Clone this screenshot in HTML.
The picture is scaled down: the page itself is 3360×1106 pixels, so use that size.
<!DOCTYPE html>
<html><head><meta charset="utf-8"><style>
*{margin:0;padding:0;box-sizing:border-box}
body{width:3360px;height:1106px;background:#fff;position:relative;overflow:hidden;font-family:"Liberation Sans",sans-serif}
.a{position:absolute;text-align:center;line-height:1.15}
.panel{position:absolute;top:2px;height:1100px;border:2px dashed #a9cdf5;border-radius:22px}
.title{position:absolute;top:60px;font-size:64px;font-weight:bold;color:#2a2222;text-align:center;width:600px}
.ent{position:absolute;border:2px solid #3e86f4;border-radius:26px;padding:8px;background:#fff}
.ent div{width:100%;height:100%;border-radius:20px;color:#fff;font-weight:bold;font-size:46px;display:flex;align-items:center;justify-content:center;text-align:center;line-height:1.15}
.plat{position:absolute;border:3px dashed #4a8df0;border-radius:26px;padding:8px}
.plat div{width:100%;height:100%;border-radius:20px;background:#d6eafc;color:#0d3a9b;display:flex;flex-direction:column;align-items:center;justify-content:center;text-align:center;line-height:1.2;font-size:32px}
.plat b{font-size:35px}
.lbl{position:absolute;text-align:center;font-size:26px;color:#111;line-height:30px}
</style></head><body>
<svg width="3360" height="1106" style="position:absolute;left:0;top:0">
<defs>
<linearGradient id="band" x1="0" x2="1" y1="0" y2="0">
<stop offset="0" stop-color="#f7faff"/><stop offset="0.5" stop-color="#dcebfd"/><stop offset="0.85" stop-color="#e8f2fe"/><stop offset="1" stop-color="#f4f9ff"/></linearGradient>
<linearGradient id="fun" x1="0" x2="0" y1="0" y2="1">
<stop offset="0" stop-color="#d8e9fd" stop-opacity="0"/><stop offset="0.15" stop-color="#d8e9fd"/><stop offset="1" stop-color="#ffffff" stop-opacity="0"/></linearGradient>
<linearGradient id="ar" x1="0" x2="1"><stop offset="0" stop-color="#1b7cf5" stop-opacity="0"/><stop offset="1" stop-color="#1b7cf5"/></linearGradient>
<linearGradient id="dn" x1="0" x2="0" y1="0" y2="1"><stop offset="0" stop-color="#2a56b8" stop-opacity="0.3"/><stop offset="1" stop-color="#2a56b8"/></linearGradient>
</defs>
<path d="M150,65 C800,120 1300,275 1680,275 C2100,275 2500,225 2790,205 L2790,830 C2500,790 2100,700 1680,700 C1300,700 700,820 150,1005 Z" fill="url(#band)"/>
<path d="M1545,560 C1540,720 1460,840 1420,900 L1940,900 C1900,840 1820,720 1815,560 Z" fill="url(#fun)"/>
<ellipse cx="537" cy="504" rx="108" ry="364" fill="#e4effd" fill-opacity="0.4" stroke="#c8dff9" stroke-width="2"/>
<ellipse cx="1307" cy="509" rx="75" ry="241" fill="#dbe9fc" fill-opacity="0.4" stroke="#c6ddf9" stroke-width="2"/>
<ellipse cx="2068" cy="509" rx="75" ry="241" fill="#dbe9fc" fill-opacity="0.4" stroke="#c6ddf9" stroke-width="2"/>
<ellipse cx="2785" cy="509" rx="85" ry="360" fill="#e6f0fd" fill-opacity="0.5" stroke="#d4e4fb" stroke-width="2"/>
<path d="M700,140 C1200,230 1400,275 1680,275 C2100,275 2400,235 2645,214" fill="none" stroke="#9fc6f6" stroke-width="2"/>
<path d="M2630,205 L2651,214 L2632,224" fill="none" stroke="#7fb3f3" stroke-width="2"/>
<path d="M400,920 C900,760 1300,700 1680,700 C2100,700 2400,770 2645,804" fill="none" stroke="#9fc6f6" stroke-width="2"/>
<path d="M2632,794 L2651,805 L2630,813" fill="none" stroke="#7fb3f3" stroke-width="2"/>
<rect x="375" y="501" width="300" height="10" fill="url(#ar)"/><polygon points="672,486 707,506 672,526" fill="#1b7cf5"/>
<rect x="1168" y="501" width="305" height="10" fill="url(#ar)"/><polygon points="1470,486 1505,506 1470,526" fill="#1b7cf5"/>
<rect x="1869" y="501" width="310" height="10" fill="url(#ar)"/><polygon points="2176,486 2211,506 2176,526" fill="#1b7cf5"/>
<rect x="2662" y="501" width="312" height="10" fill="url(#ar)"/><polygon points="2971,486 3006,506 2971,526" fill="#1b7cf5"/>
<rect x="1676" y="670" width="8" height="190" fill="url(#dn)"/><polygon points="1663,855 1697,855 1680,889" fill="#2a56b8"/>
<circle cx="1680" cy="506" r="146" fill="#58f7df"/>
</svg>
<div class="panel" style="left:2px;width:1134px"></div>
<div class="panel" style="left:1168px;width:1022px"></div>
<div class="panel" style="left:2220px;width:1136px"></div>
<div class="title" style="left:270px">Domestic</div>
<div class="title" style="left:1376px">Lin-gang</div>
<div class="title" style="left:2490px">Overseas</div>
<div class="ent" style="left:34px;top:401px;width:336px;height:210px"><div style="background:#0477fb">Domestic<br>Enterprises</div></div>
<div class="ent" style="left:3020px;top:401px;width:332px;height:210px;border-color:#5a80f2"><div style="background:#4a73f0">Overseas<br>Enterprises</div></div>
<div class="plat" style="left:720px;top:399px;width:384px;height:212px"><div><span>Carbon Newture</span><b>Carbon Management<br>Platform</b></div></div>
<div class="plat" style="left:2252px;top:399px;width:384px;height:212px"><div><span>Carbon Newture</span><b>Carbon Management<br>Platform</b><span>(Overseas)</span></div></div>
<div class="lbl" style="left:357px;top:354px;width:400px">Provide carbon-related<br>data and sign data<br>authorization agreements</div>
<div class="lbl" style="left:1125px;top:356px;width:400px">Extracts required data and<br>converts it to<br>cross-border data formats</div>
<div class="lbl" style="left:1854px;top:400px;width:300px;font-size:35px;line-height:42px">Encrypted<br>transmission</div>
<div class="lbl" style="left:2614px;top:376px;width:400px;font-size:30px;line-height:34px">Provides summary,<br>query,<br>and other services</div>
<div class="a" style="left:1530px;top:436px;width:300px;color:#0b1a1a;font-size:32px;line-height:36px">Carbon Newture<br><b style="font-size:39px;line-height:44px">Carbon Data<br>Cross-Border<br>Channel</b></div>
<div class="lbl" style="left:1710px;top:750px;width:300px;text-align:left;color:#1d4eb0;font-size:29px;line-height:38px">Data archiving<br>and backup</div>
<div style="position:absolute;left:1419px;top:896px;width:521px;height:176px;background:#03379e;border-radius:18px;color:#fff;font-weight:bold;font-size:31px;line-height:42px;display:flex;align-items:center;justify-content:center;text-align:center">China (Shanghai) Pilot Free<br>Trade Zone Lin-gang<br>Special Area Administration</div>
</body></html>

☆ ☆ ☆ ☆ ☆ ☆ ☆

Exercise task » Extract the full listing above without alteration.

Complete answer »
Clone this screenshot in HTML.
The picture is scaled down: the page itself is 3360×1106 pixels, so use that size.
<!DOCTYPE html>
<html><head><meta charset="utf-8"><style>
*{margin:0;padding:0;box-sizing:border-box}
body{width:3360px;height:1106px;background:#fff;position:relative;overflow:hidden;font-family:"Liberation Sans",sans-serif}
.a{position:absolute;text-align:center;line-height:1.15}
.panel{position:absolute;top:2px;height:1100px;border:2px dashed #a9cdf5;border-radius:22px}
.title{position:absolute;top:60px;font-size:64px;font-weight:bold;color:#2a2222;text-align:center;width:600px}
.ent{position:absolute;border:2px solid #3e86f4;border-radius:26px;padding:8px;background:#fff}
.ent div{width:100%;height:100%;border-radius:20px;color:#fff;font-weight:bold;font-size:46px;display:flex;align-items:center;justify-content:center;text-align:center;line-height:1.15}
.plat{position:absolute;border:3px dashed #4a8df0;border-radius:26px;padding:8px}
.plat div{width:100%;height:100%;border-radius:20px;background:#d6eafc;color:#0d3a9b;display:flex;flex-direction:column;align-items:center;justify-content:center;text-align:center;line-height:1.2;font-size:32px}
.plat b{font-size:35px}
.lbl{position:absolute;text-align:center;font-size:26px;color:#111;line-height:30px}
</style></head><body>
<svg width="3360" height="1106" style="position:absolute;left:0;top:0">
<defs>
<linearGradient id="band" x1="0" x2="1" y1="0" y2="0">
<stop offset="0" stop-color="#f7faff"/><stop offset="0.5" stop-color="#dcebfd"/><stop offset="0.85" stop-color="#e8f2fe"/><stop offset="1" stop-color="#f4f9ff"/></linearGradient>
<linearGradient id="fun" x1="0" x2="0" y1="0" y2="1">
<stop offset="0" stop-color="#d8e9fd" stop-opacity="0"/><stop offset="0.15" stop-color="#d8e9fd"/><stop offset="1" stop-color="#ffffff" stop-opacity="0"/></linearGradient>
<linearGradient id="ar" x1="0" x2="1"><stop offset="0" stop-color="#1b7cf5" stop-opacity="0"/><stop offset="1" stop-color="#1b7cf5"/></linearGradient>
<linearGradient id="dn" x1="0" x2="0" y1="0" y2="1"><stop offset="0" stop-color="#2a56b8" stop-opacity="0.3"/><stop offset="1" stop-color="#2a56b8"/></linearGradient>
</defs>
<path d="M150,65 C800,120 1300,275 1680,275 C2100,275 2500,225 2790,205 L2790,830 C2500,790 2100,700 1680,700 C1300,700 700,820 150,1005 Z" fill="url(#band)"/>
<path d="M1545,560 C1540,720 1460,840 1420,900 L1940,900 C1900,840 1820,720 1815,560 Z" fill="url(#fun)"/>
<ellipse cx="537" cy="504" rx="108" ry="364" fill="#e4effd" fill-opacity="0.4" stroke="#c8dff9" stroke-width="2"/>
<ellipse cx="1307" cy="509" rx="75" ry="241" fill="#dbe9fc" fill-opacity="0.4" stroke="#c6ddf9" stroke-width="2"/>
<ellipse cx="2068" cy="509" rx="75" ry="241" fill="#dbe9fc" fill-opacity="0.4" stroke="#c6ddf9" stroke-width="2"/>
<ellipse cx="2785" cy="509" rx="85" ry="360" fill="#e6f0fd" fill-opacity="0.5" stroke="#d4e4fb" stroke-width="2"/>
<path d="M700,140 C1200,230 1400,275 1680,275 C2100,275 2400,235 2645,214" fill="none" stroke="#9fc6f6" stroke-width="2"/>
<path d="M2630,205 L2651,214 L2632,224" fill="none" stroke="#7fb3f3" stroke-width="2"/>
<path d="M400,920 C900,760 1300,700 1680,700 C2100,700 2400,770 2645,804" fill="none" stroke="#9fc6f6" stroke-width="2"/>
<path d="M2632,794 L2651,805 L2630,813" fill="none" stroke="#7fb3f3" stroke-width="2"/>
<rect x="375" y="501" width="300" height="10" fill="url(#ar)"/><polygon points="672,486 707,506 672,526" fill="#1b7cf5"/>
<rect x="1168" y="501" width="305" height="10" fill="url(#ar)"/><polygon points="1470,486 1505,506 1470,526" fill="#1b7cf5"/>
<rect x="1869" y="501" width="310" height="10" fill="url(#ar)"/><polygon points="2176,486 2211,506 2176,526" fill="#1b7cf5"/>
<rect x="2662" y="501" width="312" height="10" fill="url(#ar)"/><polygon points="2971,486 3006,506 2971,526" fill="#1b7cf5"/>
<rect x="1676" y="670" width="8" height="190" fill="url(#dn)"/><polygon points="1663,855 1697,855 1680,889" fill="#2a56b8"/>
<circle cx="1680" cy="506" r="146" fill="#58f7df"/>
</svg>
<div class="panel" style="left:2px;width:1134px"></div>
<div class="panel" style="left:1168px;width:1022px"></div>
<div class="panel" style="left:2220px;width:1136px"></div>
<div class="title" style="left:270px">Domestic</div>
<div class="title" style="left:1376px">Lin-gang</div>
<div class="title" style="left:2490px">Overseas</div>
<div class="ent" style="left:34px;top:401px;width:336px;height:210px"><div style="background:#0477fb">Domestic<br>Enterprises</div></div>
<div class="ent" style="left:3020px;top:401px;width:332px;height:210px;border-color:#5a80f2"><div style="background:#4a73f0">Overseas<br>Enterprises</div></div>
<div class="plat" style="left:720px;top:399px;width:384px;height:212px"><div><span>Carbon Newture</span><b>Carbon Management<br>Platform</b></div></div>
<div class="plat" style="left:2252px;top:399px;width:384px;height:212px"><div><span>Carbon Newture</span><b>Carbon Management<br>Platform</b><span>(Overseas)</span></div></div>
<div class="lbl" style="left:357px;top:354px;width:400px">Provide carbon-related<br>data and sign data<br>authorization agreements</div>
<div class="lbl" style="left:1125px;top:356px;width:400px">Extracts required data and<br>converts it to<br>cross-border data formats</div>
<div class="lbl" style="left:1854px;top:400px;width:300px;font-size:35px;line-height:42px">Encrypted<br>transmission</div>
<div class="lbl" style="left:2614px;top:376px;width:400px;font-size:30px;line-height:34px">Provides summary,<br>query,<br>and other services</div>
<div class="a" style="left:1530px;top:436px;width:300px;color:#0b1a1a;font-size:32px;line-height:36px">Carbon Newture<br><b style="font-size:39px;line-height:44px">Carbon Data<br>Cross-Border<br>Channel</b></div>
<div class="lbl" style="left:1710px;top:750px;width:300px;text-align:left;color:#1d4eb0;font-size:29px;line-height:38px">Data archiving<br>and backup</div>
<div style="position:absolute;left:1419px;top:896px;width:521px;height:176px;background:#03379e;border-radius:18px;color:#fff;font-weight:bold;font-size:31px;line-height:42px;display:flex;align-items:center;justify-content:center;text-align:center">China (Shanghai) Pilot Free<br>Trade Zone Lin-gang<br>Special Area Administration</div>
</body></html>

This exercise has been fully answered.